The event was co-organized by Yonsei University and Barun ICT Research Center, and sponsored by mobile carrier SK Telecom.
Other panelists invited to the roundtable event agreed that mobile carriers can no longer depend on the telecom business alone to survive.
“What is evident is that mobile carriers no longer consider the telecommunications business alone to be lucrative,” said economics professor Kwon Nam-hoon of Konkuk University. “The proportion of revenue the business represents for the three major mobile carriers is between 20 and 40 percent, and their major cash cows are unrelated to the telecom business.”
Kwon forecasts that the next killer application as revolutionary as Apple's first smartphone will most likely arrive in the form of personal AI assistants, and telecom companies will play a key role.
“AI personal assistants will become the users’ avatar,” Kwon said. “They will come in the form of connected personal devices that users carry around, and when telecom companies provide that, it will be as revolutionary as the introduction of the iPhone.”
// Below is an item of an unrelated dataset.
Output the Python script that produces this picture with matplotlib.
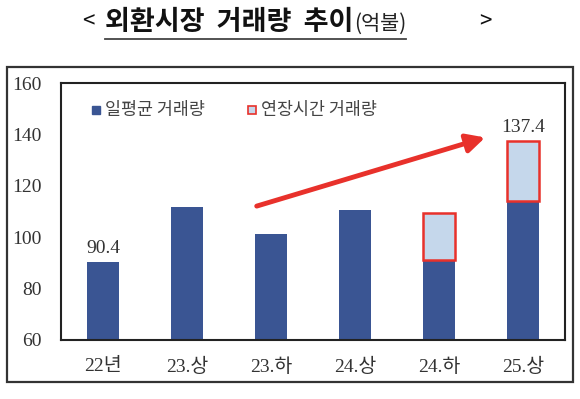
import numpy as np
import matplotlib.pyplot as plt
from matplotlib.patches import Rectangle, FancyArrowPatch
from matplotlib.lines import Line2D

categories = ["22년", "23.상", "23.하", "24.상", "24.하", "25.상"]
daily_avg = [90.4, 111.6, 101.2, 110.6, 91.1, 114.2]
extended = [0, 0, 0, 0, 18.4, 23.2]
labels = {0: "90.4", 5: "137.4"}

DARK = "#3A5593"
LIGHT = "#C5D7EB"
RED = "#E8312B"

plt.rcParams['font.family'] = ['Liberation Serif', 'Noto Sans CJK KR']

W, H = 580, 399
fig = plt.figure(figsize=(W/100, H/100), dpi=100)

def fx(px): return px / W
def fy(py): return 1 - py / H

# outer frame
fig.patches.append(Rectangle((fx(7), fy(382)), fx(573) - fx(7), fy(67) - fy(382),
                             transform=fig.transFigure, fill=False, ec="#333333", lw=1.6))

ax = fig.add_axes([fx(61), fy(340), fx(565) - fx(61), fy(83) - fy(340)])
x = np.arange(len(categories))
bw = 0.38
ax.bar(x, daily_avg, bw, color=DARK, bottom=0, zorder=2)
ext_idx = [i for i, v in enumerate(extended) if v > 0]
ax.bar([x[i] for i in ext_idx], [extended[i] for i in ext_idx], bw,
       bottom=[daily_avg[i] for i in ext_idx], color=LIGHT, edgecolor=RED, lw=1.8, zorder=3)

ax.set_ylim(60, 160)
ax.set_xlim(-0.5, len(categories) - 0.5)
ax.set_yticks(range(60, 161, 20))
ax.set_xticks(x)
ax.set_xticklabels(categories)
ax.tick_params(axis='both', length=0, labelsize=14, colors="#333333")
ax.tick_params(axis='y', pad=14)
ax.tick_params(axis='x', pad=13)
for s in ax.spines.values():
    s.set_linewidth(1.5)
    s.set_color("#222222")

for i, t in labels.items():
    top = daily_avg[i] + extended[i]
    ax.text(x[i], top + 2, t, ha='center', va='bottom', fontsize=14, color="#333333")

# arrow
ax.add_patch(FancyArrowPatch((1.83, 112.1), (4.55, 138.8), arrowstyle='-|>,head_length=5.5,head_width=2.8',
                             color=RED, lw=3.5, mutation_scale=2, shrinkA=0, shrinkB=0, zorder=4))

# legend
lfont = dict(family=['Noto Sans CJK KR'], fontsize=12.5, color="#444444")
fig.add_artist(Rectangle((fx(92), fy(114)), fx(8), fy(106) - fy(114), transform=fig.transFigure,
                         color=DARK))
fig.text(fx(105), fy(110), "일평균 거래량", va='center', ha='left', **lfont)
fig.add_artist(Rectangle((fx(248), fy(114)), fx(8), fy(106) - fy(114), transform=fig.transFigure,
                         fc=LIGHT, ec=RED, lw=1.2))
fig.text(fx(261), fy(110), "연장시간 거래량", va='center', ha='left', **lfont)

# title
tfont = ['Noto Sans CJK KR']
fig.text(fx(88), fy(22), "<", ha='center', va='center', fontsize=16, family=tfont, color="#111111")
fig.text(fx(485), fy(22), ">", ha='center', va='center', fontsize=16, family=tfont, color="#111111")
t1 = fig.text(fx(105), fy(22), "외환시장  거래량  추이", ha='left', va='center', fontsize=19.5,
              fontweight='bold', family=tfont, color="#111111")
fig.canvas.draw()
r = fig.canvas.get_renderer()
bb = t1.get_window_extent(r)
t2 = fig.text(bb.x1 / W + 0.001, fy(24), "(억불)", ha='left', va='center', fontsize=15,
              family=tfont, color="#222222")
bb2 = t2.get_window_extent(r)
fig.add_artist(Line2D([fx(105), bb2.x1 / W], [fy(39), fy(39)], transform=fig.transFigure,
                      color="#444444", lw=1.3))

fig.savefig("out.png", dpi=100)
SK Telecom is considered to be at the forefront of the hyped technology among the three companies.
Ryu said last year that his firm aims to become a global AI company and generate annual revenue of 25 trillion won ($18.7 billion) from AI ventures by 2028.
He put a particular emphasis on the eventual evolution of A dot, SK's Korean large language model and the name of its AI app, into a personal AI assistant, which he believes will become one of the most pursued realms of business in the AI era.
Experts were unanimous in the viewpoint that it will be difficult for Korean tech companies to directly compete against globally dominant players such as OpenAI and Google, but they can at least grow to the level where they can monitor global policies and become alternative solutions.
“Telecom policies on the integration of AI technology will be enforced under a universal set of rules that will be applied to all countries,” said Kim Kyung-man, head of telecommunications policy at the Ministry of Science and ICT. “It will be important for Korean companies to get their hands on imported technologies first and set up the physical infrastructure so that new services can instantly be applied domestically.”
With the advancement of AI, the metaverse will be back, according to Kwon.
“There is a desire among people to create a virtual self, an anonymous self-being on social media,” Kwon said. “AI will make this possible with a higher-dimensional being on the floor of the metaverse, and it will be another potential profit-making sector for telecom companies to enter.”